The science on this potential mass extinction event we seem determined to create is clear.  As UNSG Guterres noted on Wednesday, we must now find a way to “bend the curve” on biodiversity loss and we are running out of time to do so. Such bending requires more thoughtful attention to economies pitched more to destruction than protection. But it also requires more initiative and activity at local level, urgently appealing to those many people (including and especially indigenous people) with the energy and skill to matter: to help lay the groundwork for a future in which loaded guns, clenched fists, predatory economics, bloated military budgets and unresolved inequalities and exclusions no longer have pride of place.

Such a future must also be more attuned to the very human though often unrequited desire to matter.  A young woman from India speaking at the biodiversity summit responded to what she interpreted (and not without reason) as a string of often “empty statements” by global leadership:  “We are ready to do our part,” she intoned, “Are you?” 

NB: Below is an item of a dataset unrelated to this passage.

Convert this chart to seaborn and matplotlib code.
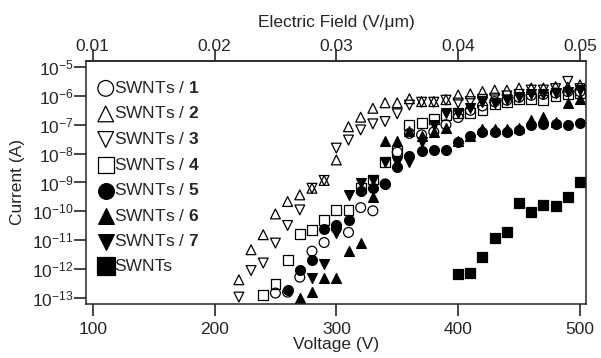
import numpy as np
import pandas as pd
import matplotlib
matplotlib.use("Agg")
import matplotlib.pyplot as plt
import seaborn as sns
from matplotlib.ticker import FixedLocator, NullLocator, FormatStrFormatter

# ================================
# Data (voltage in V, current given as log10 of amps)
# ================================
voltage = [220, 230, 240, 250, 260, 270, 280, 290, 300, 310, 320, 330, 340, 350, 360,
           370, 380, 390, 400, 410, 420, 430, 440, 450, 460, 470, 480, 490, 500]

# SWNTs / 1 (open circle), starts at 250 V
log_i1 = [-12.83, -12.80, -12.28, -11.38, -11.08, -10.60, -10.73, -9.87, -9.98, -9.05,
          -7.95, -7.30, -7.35, -7.25, -7.00, -6.75, -6.50, -6.35, -6.20, -6.15,
          -6.05, -5.98, -5.95, -5.90, -5.85, -5.85]
# SWNTs / 2 (open up triangle), starts at 220 V
log_i2 = [-12.37, -11.33, -10.81, -10.09, -9.66, -9.43, -9.20, -8.93, -8.22, -7.07,
          -6.74, -6.43, -6.24, -6.24, -6.10, -6.20, -6.20, -6.13, -5.97, -5.93,
          -5.85, -5.80, -5.80, -5.73, -5.73, -5.73, -5.68, -5.70, -5.62]
# SWNTs / 3 (open down triangle), starts at 220 V
log_i3 = [-12.97, -12.05, -11.79, -11.10, -10.49, -9.95, -9.20, -8.93, -7.81, -7.53,
          -7.18, -6.97, -6.89, -6.62, -6.32, -6.22, -6.22, -6.15, -6.25, -6.20,
          -6.12, -6.08, -6.00, -5.95, -5.80, -5.80, -5.75, -5.50, -5.75]
# SWNTs / 4 (open square), starts at 240 V
log_i4 = [-12.89, -12.52, -11.68, -10.78, -10.64, -10.29, -9.95, -9.95, -9.20, -8.90,
          -8.28, -7.90, -7.00, -6.95, -6.80, -6.65, -6.60, -6.60, -6.50, -6.30,
          -6.20, -6.10, -6.10, -6.15, -6.00, -5.95, -5.90]
# SWNTs / 5 (filled circle), starts at 260 V
log_i5 = [-12.72, -12.02, -11.68, -10.60, -10.47, -10.29, -9.31, -9.20, -9.05, -8.45,
          -8.10, -7.92, -7.87, -7.87, -7.60, -7.40, -7.25, -7.25, -7.25, -7.18,
          -7.00, -6.97, -6.97, -7.00, -6.93]
# SWNTs / 6 (filled up triangle), starts at 270 V
log_i6 = [-13.00, -12.78, -12.31, -12.31, -11.39, -11.10, -9.50, -7.58, -7.55, -7.20,
          -7.40, -7.25, -7.10, -7.55, -7.40, -7.15, -7.15, -7.15, -7.10, -6.83,
          -6.73, -6.90, -6.26, -6.10]
# SWNTs / 7 (filled down triangle), starts at 280 V
log_i7 = [-12.31, -11.82, -10.75, -9.43, -9.03, -8.91, -8.30, -8.30, -8.30, -7.60,
          -7.00, -6.60, -6.60, -6.43, -6.20, -6.26, -6.14, -6.03, -5.95, -5.95,
          -5.90, -5.85, -5.80]
# bare SWNTs (filled square), starts at 400 V
log_i8 = [-12.16, -12.12, -11.58, -10.93, -10.73, -9.70, -10.04, -9.78, -9.83, -9.49, -8.97]

labels = ["SWNTs / $\\mathbf{1}$", "SWNTs / $\\mathbf{2}$", "SWNTs / $\\mathbf{3}$",
          "SWNTs / $\\mathbf{4}$", "SWNTs / $\\mathbf{5}$", "SWNTs / $\\mathbf{6}$",
          "SWNTs / $\\mathbf{7}$", "SWNTs"]
start_v = [250, 220, 220, 240, 260, 270, 280, 400]
all_logs = [log_i1, log_i2, log_i3, log_i4, log_i5, log_i6, log_i7, log_i8]
markers = ["o", "^", "v", "s", "o", "^", "v", "s"]
filled = [False, False, False, False, True, True, True, True]

y_decades = [-13, -12, -11, -10, -9, -8, -7, -6, -5]
x_ticks = [100, 200, 300, 400, 500]
field_ticks = [0.01, 0.02, 0.03, 0.04, 0.05]

# ================================
# Style
# ================================
sns.set_style("ticks")
plt.rcParams["font.family"] = ["Liberation Sans", "DejaVu Sans"]
plt.rcParams["mathtext.fontset"] = "custom"
plt.rcParams["mathtext.rm"] = "Liberation Sans"
plt.rcParams["mathtext.bf"] = "Liberation Sans:bold"
plt.rcParams["mathtext.it"] = "Liberation Sans:italic"
plt.rcParams["font.size"] = 12.5
plt.rcParams["axes.linewidth"] = 1.1

fig = plt.figure(figsize=(6.01, 3.58), dpi=100)
ax = fig.add_axes([0.1431, 0.1508, 0.832, 0.679])

for label, v0, logs, mk, fill in zip(labels, start_v, all_logs, markers, filled):
    i0 = voltage.index(v0)
    df = pd.DataFrame({"V": voltage[i0:i0 + len(logs)],
                       "I": 10.0 ** np.array(logs)})
    size = 60 if mk == "s" and fill else 50
    sns.scatterplot(data=df, x="V", y="I", marker=mk, s=size, color="black",
                    facecolor="black" if fill else "none", edgecolor="black",
                    linewidth=0.9, ax=ax, label=label)

ax.set_yscale("log")
ax.set_xlim(94.5, 505)
ax.set_ylim(10 ** -13.21, 10 ** -4.79)
ax.set_xticks(x_ticks)
ax.yaxis.set_major_locator(FixedLocator([10.0 ** d for d in y_decades]))
ax.yaxis.set_minor_locator(NullLocator())
ax.tick_params(direction="out", length=8.5, width=1.2, labelsize=12.5)
ax.tick_params(axis="x", pad=4.5)
ax.tick_params(axis="y", pad=0.5)
ax.set_xlabel("Voltage (V)", fontsize=12.5, labelpad=0)
ax.set_ylabel("Current (A)", fontsize=12.5, labelpad=5)

# top axis: electric field across the gap
sec = ax.secondary_xaxis("top", functions=(lambda v: v / 10000.0, lambda e: e * 10000.0))
sec.set_xticks(field_ticks)
sec.xaxis.set_major_formatter(FormatStrFormatter("%.2f"))
sec.tick_params(direction="out", length=8.5, width=1.2, pad=-3.8, labelsize=12.5)
sec.set_xlabel("Electric Field (V/\u03bcm)", fontsize=12.5, labelpad=9)

ax.legend(loc="upper left", bbox_to_anchor=(-0.004, 0.979), frameon=False,
          markerscale=1.6, handlelength=0.9, handletextpad=0.05, labelspacing=0.55,
          borderaxespad=0.4, borderpad=0.4, fontsize=12.5)

fig.savefig("out.png", dpi=100)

Like my former intern, this young woman is clearly determined to matter, and there are many millions more like the two of them. Our task now is to get back to work on what ails us as a species and as a planet, in part by getting to the heart of what it means to matter, what people of diverse backgrounds require such that they can call forth more of the “riches of life” for themselves and for all with whom they come in contact. It also means learning how to better accompany each other as we “sing the songs that creation has never heard before,” including songs revering the presence of the bees, the trees and other life forms on which our own survival depends and that we simply must do more to keep.